To me, in the context of this book, Kawakami is pointing out how difficult it is for humans to live in a world where there aren’t just hundreds of thousands but billions of us and we are supposed to act responsibly and feel like part of that massive community.
At times she can be philosophical and insightful. For example:
Words are convenient. You base your values and affect on words, but the same words are already defined according to your inclinations. Meaning that your value and affect are constructed along the lines of your preferences themselves. While you may believe that you have freely adopted your values out of the entire field of possibilies, that is hardly the case. From the beginning, your limited value systems are built up only in a single, predetermined direction.
The book trots out futurist tropes without ever becoming a dull sci-fi adventure. We see cloning and mutations and certain technologies but it’s not formulaic or genre-bound. It is an original and weird book that is hard to describe and hard to categorise, which are both positives in my mind. It jumps around a lot in time and sometimes hundreds or even thousands of years pass between chapters, which adds to the confusion yet somehow makes sense when it all starts coming together towards the end.

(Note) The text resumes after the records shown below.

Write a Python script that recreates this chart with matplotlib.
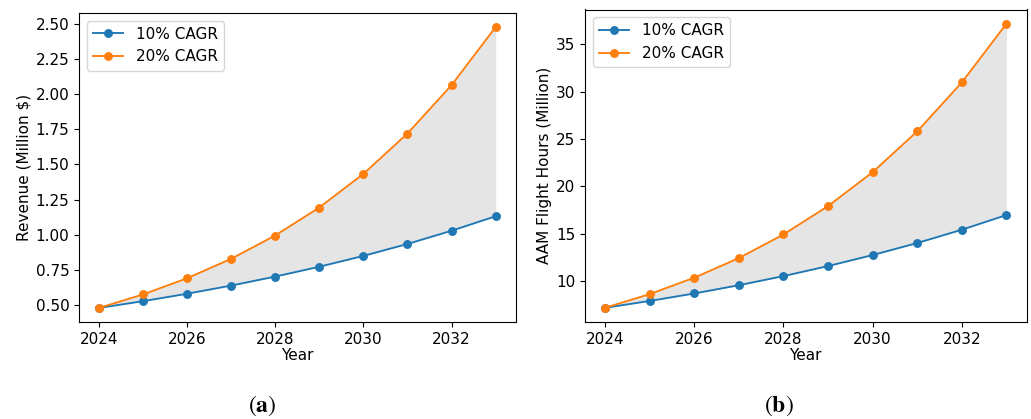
import numpy as np
import matplotlib.pyplot as plt

# Projection years
years = [2024, 2025, 2026, 2027, 2028, 2029, 2030, 2031, 2032, 2033]

# Revenue (Million $)
rev_10 = [0.48, 0.528, 0.581, 0.639, 0.703, 0.773, 0.850, 0.935, 1.029, 1.132]
rev_20 = [0.48, 0.576, 0.691, 0.829, 0.995, 1.194, 1.433, 1.720, 2.064, 2.477]

# AAM flight hours (Million)
hrs_10 = [7.2, 7.92, 8.71, 9.58, 10.54, 11.60, 12.76, 14.03, 15.43, 16.98]
hrs_20 = [7.2, 8.64, 10.37, 12.44, 14.93, 17.92, 21.50, 25.80, 30.96, 37.15]

ylabels = ['Revenue (Million $)', 'AAM Flight Hours (Million)']
captions = ['a', 'b']

plt.rcParams['mathtext.fontset'] = 'stix'
plt.rcParams['axes.linewidth'] = 0.8

fs = 11
fig = plt.figure(figsize=(10.31, 4.19), dpi=100)
ax1 = fig.add_axes([79 / 1031, 1 - 322 / 419, 436.5 / 1031, 309 / 419])
ax2 = fig.add_axes([585 / 1031, 1 - 322 / 419, 441.5 / 1031, 312.5 / 419])

for ax, lo, hi, lab in [(ax1, rev_10, rev_20, ylabels[0]),
                        (ax2, hrs_10, hrs_20, ylabels[1])]:
    ax.plot(years, lo, marker='o', ms=5.4, lw=1.35, color='#1f77b4',
            label='10% CAGR')
    ax.plot(years, hi, marker='o', ms=5.4, lw=1.35, color='#ff7f0e',
            label='20% CAGR')
    ax.fill_between(years, lo, hi, color='gray', alpha=0.2, lw=0)
    ax.set_xlabel('Year', fontsize=fs, labelpad=1)
    ax.set_ylabel(lab, fontsize=fs, labelpad=3)
    ax.tick_params(labelsize=fs)
    ax.set_xticks([2024, 2026, 2028, 2030, 2032])
    ax.legend(loc='upper left', fontsize=fs)

ax1.set_yticks([0.5, 0.75, 1.0, 1.25, 1.5, 1.75, 2.0, 2.25, 2.5])
ax1.set_yticklabels(['%.2f' % v for v in ax1.get_yticks()])
ax2.set_yticks([10, 15, 20, 25, 30, 35])

# Sub-figure captions
fig.text(262 / 1031, 1 - 406 / 419, r'($\mathbf{%s}$)' % captions[0],
         ha='center', va='center', fontsize=17, family='STIXGeneral')
fig.text(779 / 1031, 1 - 406 / 419, r'($\mathbf{%s}$)' % captions[1],
         ha='center', va='center', fontsize=17, family='STIXGeneral')

fig.savefig('out.png', dpi=100)
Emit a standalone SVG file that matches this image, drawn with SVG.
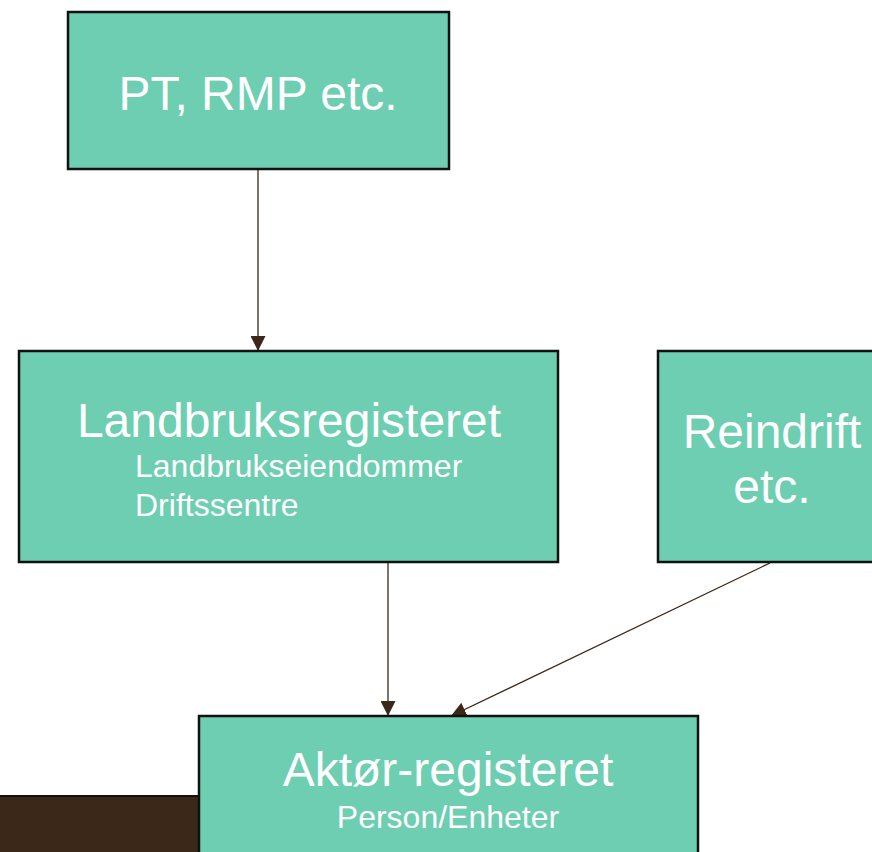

Readers of this blog may know the author, Hiromi Kawakami, from her most famous book, Strange Weather in Tokyo, as well as The Nakano Thrift Shop and People From My Neighbourhood, all of which are available in English. She also has a short story in the latest issue of Monkey magazine.
Thanks for introducing this book, David. I am intrigued to check out this book. As I am new to Kawakami, I am wondering if you have read her other novels? If yes, what other books of her would you suggest to read? Thanks!